Task.
Write the listing below out again exactly, dropping the images.

Raw data.
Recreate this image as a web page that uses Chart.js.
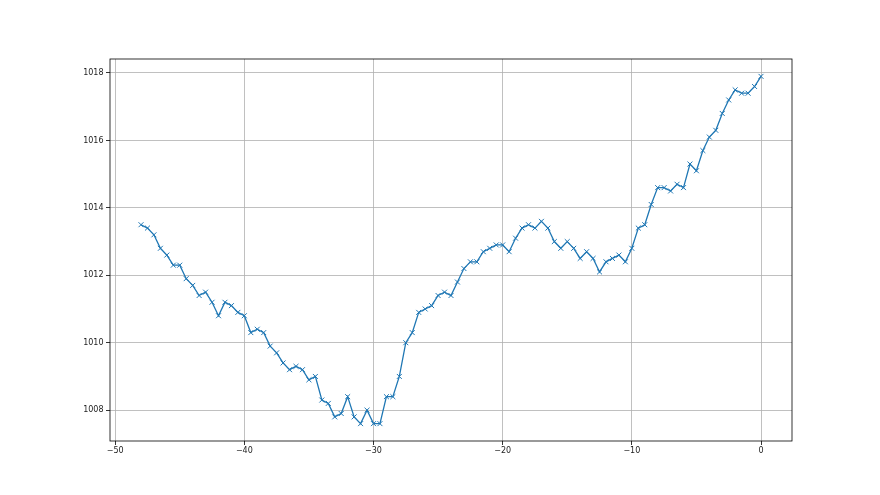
<!DOCTYPE html>
<html>
<head>
<meta charset="utf-8">
<script src="https://cdn.jsdelivr.net/npm/chart.js@4.4.0/dist/chart.umd.min.js"></script>
<style>
  html, body { margin: 0; padding: 0; background: #fff; }
  #wrap { width: 880px; height: 495px; }
</style>
</head>
<body>
<div id="wrap"><canvas id="chart"></canvas></div>
<script>
// hours before now
const hours = [
  -48, -47.5, -47, -46.5, -46, -45.5, -45, -44.5, -44, -43.5,
  -43, -42.5, -42, -41.5, -41, -40.5, -40, -39.5, -39, -38.5,
  -38, -37.5, -37, -36.5, -36, -35.5, -35, -34.5, -34, -33.5,
  -33, -32.5, -32, -31.5, -31, -30.5, -30, -29.5, -29, -28.5,
  -28, -27.5, -27, -26.5, -26, -25.5, -25, -24.5, -24, -23.5,
  -23, -22.5, -22, -21.5, -21, -20.5, -20, -19.5, -19, -18.5,
  -18, -17.5, -17, -16.5, -16, -15.5, -15, -14.5, -14, -13.5,
  -13, -12.5, -12, -11.5, -11, -10.5, -10, -9.5, -9, -8.5,
  -8, -7.5, -7, -6.5, -6, -5.5, -5, -4.5, -4, -3.5,
  -3, -2.5, -2, -1.5, -1, -0.5, 0
];
const pressure = [
  1013.5, 1013.4, 1013.2, 1012.8, 1012.6, 1012.3, 1012.3, 1011.9, 1011.7, 1011.4,
  1011.5, 1011.2, 1010.8, 1011.2, 1011.1, 1010.9, 1010.8, 1010.3, 1010.4, 1010.3,
  1009.9, 1009.7, 1009.4, 1009.2, 1009.3, 1009.2, 1008.9, 1009.0, 1008.3, 1008.2,
  1007.8, 1007.9, 1008.4, 1007.8, 1007.6, 1008.0, 1007.6, 1007.6, 1008.4, 1008.4,
  1009.0, 1010.0, 1010.3, 1010.9, 1011.0, 1011.1, 1011.4, 1011.5, 1011.4, 1011.8,
  1012.2, 1012.4, 1012.4, 1012.7, 1012.8, 1012.9, 1012.9, 1012.7, 1013.1, 1013.4,
  1013.5, 1013.4, 1013.6, 1013.4, 1013.0, 1012.8, 1013.0, 1012.8, 1012.5, 1012.7,
  1012.5, 1012.1, 1012.4, 1012.5, 1012.6, 1012.4, 1012.8, 1013.4, 1013.5, 1014.1,
  1014.6, 1014.6, 1014.5, 1014.7, 1014.6, 1015.3, 1015.1, 1015.7, 1016.1, 1016.3,
  1016.8, 1017.2, 1017.5, 1017.4, 1017.4, 1017.6, 1017.9
];
const xTicks = [-50, -40, -30, -20, -10, 0];
const yTicks = [1008, 1010, 1012, 1014, 1016, 1018];

const points = hours.map((h, i) => ({ x: h, y: pressure[i] }));

// matplotlib style box around the plot
const frame = {
  id: 'frame',
  afterDraw(chart) {
    const a = chart.chartArea;
    const ctx = chart.ctx;
    ctx.save();
    ctx.strokeStyle = '#000';
    ctx.lineWidth = 0.8;
    ctx.strokeRect(a.left, a.top, a.right - a.left, a.bottom - a.top);
    ctx.restore();
  }
};

const minus = v => String(v).replace('-', '\u2212');

new Chart(document.getElementById('chart'), {
  type: 'line',
  data: {
    datasets: [{
      data: points,
      borderColor: '#1f77b4',
      borderWidth: 1.3,
      pointStyle: 'crossRot',
      pointRadius: 3.5,
      pointHoverRadius: 3.5,
      pointBorderColor: '#1f77b4',
      pointBorderWidth: 1,
      tension: 0,
      fill: false
    }]
  },
  options: {
    responsive: true,
    maintainAspectRatio: false,
    animation: false,
    layout: { padding: { top: 59, right: 88, left: 0, bottom: 0 } },
    plugins: { legend: { display: false }, tooltip: { enabled: false } },
    scales: {
      x: {
        type: 'linear',
        min: -50.4,
        max: 2.4,
        afterBuildTicks: s => { s.ticks = xTicks.map(v => ({ value: v })); },
        afterFit: s => { s.height = 54; },
        border: { display: false },
        grid: { color: '#b0b0b0', lineWidth: 0.8, tickLength: 4, tickColor: '#000' },
        ticks: {
          color: '#222',
          padding: 1,
          font: { family: 'DejaVu Sans', size: 8 },
          maxRotation: 0,
          callback: v => minus(v)
        }
      },
      y: {
        type: 'linear',
        min: 1007.085,
        max: 1018.415,
        afterBuildTicks: s => { s.ticks = yTicks.map(v => ({ value: v })); },
        afterFit: s => { s.width = 110; },
        border: { display: false },
        grid: { color: '#b0b0b0', lineWidth: 0.8, tickLength: 4, tickColor: '#000' },
        ticks: {
          color: '#222',
          padding: 2.5,
          font: { family: 'DejaVu Sans', size: 8 },
          callback: v => String(v)
        }
      }
    }
  },
  plugins: [frame]
});
</script>
</body>
</html>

Correct response.
Recreate this image as a web page that uses Chart.js.
<!DOCTYPE html>
<html>
<head>
<meta charset="utf-8">
<script src="https://cdn.jsdelivr.net/npm/chart.js@4.4.0/dist/chart.umd.min.js"></script>
<style>
  html, body { margin: 0; padding: 0; background: #fff; }
  #wrap { width: 880px; height: 495px; }
</style>
</head>
<body>
<div id="wrap"><canvas id="chart"></canvas></div>
<script>
// hours before now
const hours = [
  -48, -47.5, -47, -46.5, -46, -45.5, -45, -44.5, -44, -43.5,
  -43, -42.5, -42, -41.5, -41, -40.5, -40, -39.5, -39, -38.5,
  -38, -37.5, -37, -36.5, -36, -35.5, -35, -34.5, -34, -33.5,
  -33, -32.5, -32, -31.5, -31, -30.5, -30, -29.5, -29, -28.5,
  -28, -27.5, -27, -26.5, -26, -25.5, -25, -24.5, -24, -23.5,
  -23, -22.5, -22, -21.5, -21, -20.5, -20, -19.5, -19, -18.5,
  -18, -17.5, -17, -16.5, -16, -15.5, -15, -14.5, -14, -13.5,
  -13, -12.5, -12, -11.5, -11, -10.5, -10, -9.5, -9, -8.5,
  -8, -7.5, -7, -6.5, -6, -5.5, -5, -4.5, -4, -3.5,
  -3, -2.5, -2, -1.5, -1, -0.5, 0
];
const pressure = [
  1013.5, 1013.4, 1013.2, 1012.8, 1012.6, 1012.3, 1012.3, 1011.9, 1011.7, 1011.4,
  1011.5, 1011.2, 1010.8, 1011.2, 1011.1, 1010.9, 1010.8, 1010.3, 1010.4, 1010.3,
  1009.9, 1009.7, 1009.4, 1009.2, 1009.3, 1009.2, 1008.9, 1009.0, 1008.3, 1008.2,
  1007.8, 1007.9, 1008.4, 1007.8, 1007.6, 1008.0, 1007.6, 1007.6, 1008.4, 1008.4,
  1009.0, 1010.0, 1010.3, 1010.9, 1011.0, 1011.1, 1011.4, 1011.5, 1011.4, 1011.8,
  1012.2, 1012.4, 1012.4, 1012.7, 1012.8, 1012.9, 1012.9, 1012.7, 1013.1, 1013.4,
  1013.5, 1013.4, 1013.6, 1013.4, 1013.0, 1012.8, 1013.0, 1012.8, 1012.5, 1012.7,
  1012.5, 1012.1, 1012.4, 1012.5, 1012.6, 1012.4, 1012.8, 1013.4, 1013.5, 1014.1,
  1014.6, 1014.6, 1014.5, 1014.7, 1014.6, 1015.3, 1015.1, 1015.7, 1016.1, 1016.3,
  1016.8, 1017.2, 1017.5, 1017.4, 1017.4, 1017.6, 1017.9
];
const xTicks = [-50, -40, -30, -20, -10, 0];
const yTicks = [1008, 1010, 1012, 1014, 1016, 1018];

const points = hours.map((h, i) => ({ x: h, y: pressure[i] }));

// matplotlib style box around the plot
const frame = {
  id: 'frame',
  afterDraw(chart) {
    const a = chart.chartArea;
    const ctx = chart.ctx;
    ctx.save();
    ctx.strokeStyle = '#000';
    ctx.lineWidth = 0.8;
    ctx.strokeRect(a.left, a.top, a.right - a.left, a.bottom - a.top);
    ctx.restore();
  }
};

const minus = v => String(v).replace('-', '\u2212');

new Chart(document.getElementById('chart'), {
  type: 'line',
  data: {
    datasets: [{
      data: points,
      borderColor: '#1f77b4',
      borderWidth: 1.3,
      pointStyle: 'crossRot',
      pointRadius: 3.5,
      pointHoverRadius: 3.5,
      pointBorderColor: '#1f77b4',
      pointBorderWidth: 1,
      tension: 0,
      fill: false
    }]
  },
  options: {
    responsive: true,
    maintainAspectRatio: false,
    animation: false,
    layout: { padding: { top: 59, right: 88, left: 0, bottom: 0 } },
    plugins: { legend: { display: false }, tooltip: { enabled: false } },
    scales: {
      x: {
        type: 'linear',
        min: -50.4,
        max: 2.4,
        afterBuildTicks: s => { s.ticks = xTicks.map(v => ({ value: v })); },
        afterFit: s => { s.height = 54; },
        border: { display: false },
        grid: { color: '#b0b0b0', lineWidth: 0.8, tickLength: 4, tickColor: '#000' },
        ticks: {
          color: '#222',
          padding: 1,
          font: { family: 'DejaVu Sans', size: 8 },
          maxRotation: 0,
          callback: v => minus(v)
        }
      },
      y: {
        type: 'linear',
        min: 1007.085,
        max: 1018.415,
        afterBuildTicks: s => { s.ticks = yTicks.map(v => ({ value: v })); },
        afterFit: s => { s.width = 110; },
        border: { display: false },
        grid: { color: '#b0b0b0', lineWidth: 0.8, tickLength: 4, tickColor: '#000' },
        ticks: {
          color: '#222',
          padding: 2.5,
          font: { family: 'DejaVu Sans', size: 8 },
          callback: v => String(v)
        }
      }
    }
  },
  plugins: [frame]
});
</script>
</body>
</html>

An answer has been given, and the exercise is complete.